How this all happened still remains a matter of conjecture today. But the story goes like this – some two or three years before the sub-prime crisis ripped through the US, financial speculators like GS had long since pulled out of the market, and since they were sloshing in cash – they were looking to park their money in a place that could allow them to grow like one of Jack the Bean stalks. So they started to buy massive amounts of derivatives based on food: they reckoned that food prices would stay relatively stable while real estate melted away.

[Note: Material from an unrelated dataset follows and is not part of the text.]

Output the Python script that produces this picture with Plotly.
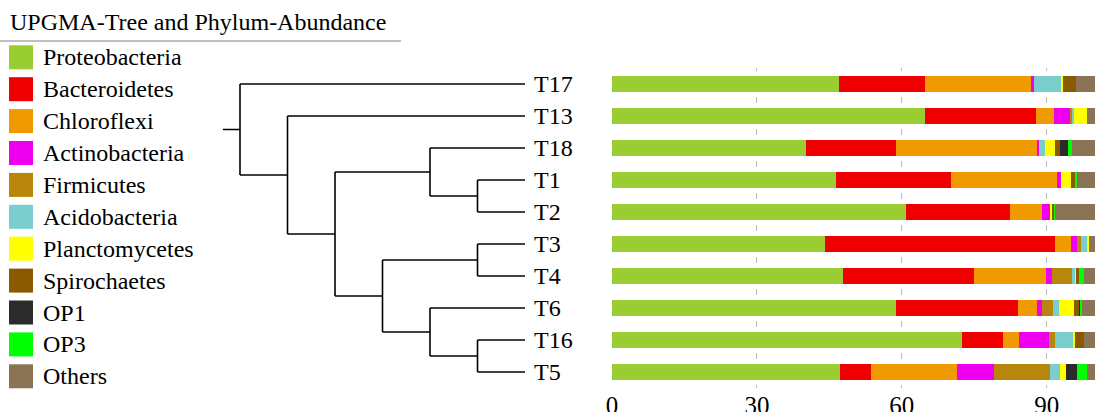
import plotly.graph_objects as go

# ---------------- data ----------------
samples = ["T17", "T13", "T18", "T1", "T2", "T3", "T4", "T6", "T16", "T5"]
phyla = ["Proteobacteria", "Bacteroidetes", "Chloroflexi", "Actinobacteria", "Firmicutes",
         "Acidobacteria", "Planctomycetes", "Spirochaetes", "OP1", "OP3", "Others"]
colors = ["#9ACD32", "#EE0000", "#EE9A00", "#EE00EE", "#B8860B",
          "#79CDCD", "#FFFF00", "#8B5A00", "#2B2B2B", "#00FF00", "#8B7355"]

# relative abundance (%) per phylum, in sample order above
Proteobacteria = [47.0, 64.8, 40.2, 46.4, 60.9, 44.0, 47.8, 58.9, 72.5, 47.2]
Bacteroidetes  = [17.9, 23.0, 18.7, 23.8, 21.5, 47.8, 27.1, 25.2, 8.4, 6.5]
Chloroflexi    = [21.8, 3.8, 29.2, 22.0, 6.7, 3.2, 15.0, 3.8, 3.4, 17.7]
Actinobacteria = [0.7, 3.4, 0.4, 0.8, 1.6, 1.3, 1.2, 1.2, 6.2, 7.7]
Firmicutes     = [0.0, 0.4, 0.0, 0.0, 0.0, 0.8, 4.1, 2.3, 1.3, 11.6]
Acidobacteria  = [5.7, 0.3, 1.1, 0.0, 0.0, 1.4, 0.7, 1.2, 3.7, 2.1]
Planctomycetes = [0.2, 2.6, 2.1, 2.0, 0.5, 0.3, 0.2, 3.0, 0.3, 1.1]
Spirochaetes   = [2.8, 0.0, 1.1, 0.9, 0.4, 0.0, 0.5, 1.1, 1.9, 0.0]
OP1            = [0.0, 0.0, 1.7, 0.0, 0.0, 0.0, 0.0, 0.4, 0.0, 2.4]
OP3            = [0.0, 0.0, 0.7, 0.3, 0.2, 0.0, 1.1, 0.3, 0.0, 2.1]
Others         = [3.9, 1.7, 4.8, 3.8, 8.2, 1.2, 2.3, 2.6, 2.3, 1.6]
abundance = [Proteobacteria, Bacteroidetes, Chloroflexi, Actinobacteria, Firmicutes,
             Acidobacteria, Planctomycetes, Spirochaetes, OP1, OP3, Others]

# UPGMA tree topology (nested pairs)
tree = ("T17", ("T13", (("T18", ("T1", "T2")), (("T3", "T4"), ("T6", ("T16", "T5"))))))

x_ticks = [0, 30, 60, 90]
title_text = "UPGMA-Tree and Phylum-Abundance"

FONT = "Liberation Serif, Times New Roman, Times, serif"
W, H = 1095, 412

fig = go.Figure()

# ---------------- bars ----------------
rows = list(range(len(samples)))
for name, col, vals in zip(phyla, colors, abundance):
    fig.add_trace(go.Bar(
        y=rows, x=vals, orientation="h", name=name,
        marker=dict(color=col, line=dict(width=0)),
        width=0.5, xaxis="x2", yaxis="y", showlegend=False,
        hovertemplate=name + ": %{x}<extra></extra>",
    ))

# ---------------- tree ----------------
row_of = {s: i for i, s in enumerate(samples)}
tx, ty = [], []


def layout_node(node):
    """returns (height, y) and records line segments"""
    if isinstance(node, str):
        return 0, row_of[node]
    info = [layout_node(c) for c in node]
    h = 1 + max(ch for ch, _ in info)
    ys = [cy for _, cy in info]
    tx.extend([-h, -h, None])
    ty.extend([min(ys), max(ys), None])
    for ch, cy in info:
        tx.extend([-h, -ch, None])
        ty.extend([cy, cy, None])
    return h, sum(ys) / len(ys)


root_h, root_y = layout_node(tree)
tx.extend([-root_h, -root_h - 0.36, None])
ty.extend([root_y, root_y, None])

fig.add_trace(go.Scatter(x=tx, y=ty, mode="lines", xaxis="x", yaxis="y",
                         line=dict(color="black", width=1.6), showlegend=False,
                         hoverinfo="skip"))

for s in samples:
    fig.add_annotation(x=0, y=row_of[s], xref="x", yref="y", text=s,
                       showarrow=False, xanchor="left", yanchor="middle", xshift=7,
                       font=dict(family=FONT, size=24, color="black"))

# ---------------- custom legend ----------------
leg_y0, leg_dy = 57.3, 31.9
leg_y = [leg_y0 + i * leg_dy for i in range(len(phyla))]
fig.add_trace(go.Scatter(x=[21] * len(phyla), y=leg_y, mode="markers",
                         xaxis="x3", yaxis="y3",
                         marker=dict(symbol="square", size=24, color=colors, line=dict(width=0)),
                         showlegend=False, hoverinfo="skip"))
for name, yy in zip(phyla, leg_y):
    fig.add_annotation(x=41, y=yy, xref="x3", yref="y3", text=name, showarrow=False,
                       xanchor="left", yanchor="middle",
                       font=dict(family=FONT, size=24, color="black"))

fig.add_annotation(x=8, y=22, xref="x3", yref="y3", text=title_text, showarrow=False,
                   xanchor="left", yanchor="middle",
                   font=dict(family=FONT, size=24, color="black"))
fig.add_shape(type="line", xref="x3", yref="y3", x0=0, x1=401, y0=41, y1=41,
              line=dict(color="#AAAAAA", width=1.5))

# ---------------- layout ----------------
top_px, bot_px = 68, 388
y_dom = [(H - bot_px) / H, (H - top_px) / H]
bar_x0 = 612

px_per_unit = 47.5
leaf_px = 525
tree_dom = [0, 0.55]
span = tree_dom[1] * W / px_per_unit
r0 = -leaf_px / px_per_unit

fig.update_layout(
    width=W, height=H,
    margin=dict(l=0, r=0, t=0, b=0),
    paper_bgcolor="white", plot_bgcolor="rgba(0,0,0,0)",
    barmode="stack", bargap=0,
    font=dict(family=FONT, color="black"),
    xaxis=dict(domain=tree_dom, range=[r0, r0 + span], visible=False, fixedrange=True),
    yaxis=dict(domain=y_dom, range=[len(samples) - 0.5, -0.5], visible=False, fixedrange=True),
    xaxis2=dict(domain=[bar_x0 / W, 1], range=[0, 100], anchor="y",
                tickvals=x_ticks, ticktext=[str(v) for v in x_ticks],
                tickfont=dict(family=FONT, size=25, color="black"),
                showgrid=True, gridcolor="#BDBDBD", gridwidth=1,
                griddash="3px,26px,3px,0px",
                zeroline=False, showline=False, ticks="", automargin=False,
                fixedrange=True),
    xaxis3=dict(domain=[0, 438 / W], range=[0, 438], visible=False, fixedrange=True),
    yaxis3=dict(domain=[0, 1], range=[H, 0], visible=False, fixedrange=True, anchor="x3"),
)

fig.write_html("out.html",
               config={"displayModeBar": False},
               post_script="document.body.style.margin='0';document.body.style.overflow='hidden';")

But what GS inadvertently did, when they parked all that hot money in one of the world’s most primitive stock exchange – the global food market – was it set into motion a terrible chain reaction. As the price of real estate and shares began to free fall in both the EU and US. Speculators throughout the world began to put their money in the food market as well – which meant the price for food rose beyond the means of many. Hoarding started. Starvation was at pandemic levels. The global supply chain of food got really nutty – nutmeg for example went into a substitute for cocoa as Sumatran beans by that time had rose nearly 800% – and relatively unknown share crops that had been staples in some region of central Africa, like corn was bought up to tbe turned into bio fuel price – in a nutshell now the global food market was being set by traders sitting infront of some terminal in some skyscraper, thousands of miles away, rather than by farmers and local food merchants – and at the head of this narcomaniacal system was one evil organization called Goldman Sachs.
Darkness 2010
“In the digital age you cannot lie to anyone. It is impossible. Politicians and businessmen like to believe the public has a short memory. That may be true in the age of newspapers, radio and magazines – where people read very much with a presentist attitude – they never look back. But in the electronic age – there are links – and once you press on these portals, it opens up a door to the past – you can wander in this space – read even the comments of the people to sense what they may have once thought or felt about their objects of interest.
So these days, if you say people have short memories – you are in my opinion a man who has simply scaled the new battlefield wrongly. In truth, the internet has a memory as reliable as an elephant – so you must be very careful – things will come around. Trust me, they will come full circle whether you like it or not – as in life there will always be certain things that will hold out the promise of equality, the first is receeding hairlines and the other is the reaper will come for all men; and then we all know, the truth will always find a way to get out and sing like a bird…those who do not know this are not wise…not wise at all.
They are like the mad sultan – Herodutus once wrote about…you know…the one who marched against the evil wind, the Africans call the Harmadan – so crazy was he, he even faced off with the red wind with war elephants and archers attired in full battle armor.
So it is the same here with those who think they are the sole purveyors of the truth and though they may be able to shut this down, close this up and twist that fellows arm etc…. to get their way; they are just fools – they are just buying time…..as at some point the truth will come in like a thief in the night and slit all their throats like assasins…..and no body will hear them scream in the night…not a soul.
So the moral of the story is make sure you are on the side of the truth my friends.”
Darkness 201o – recent conversation in Berlin to the IMG & The Totenkopft Gamers Internationale- captured by an auto-bot crawler.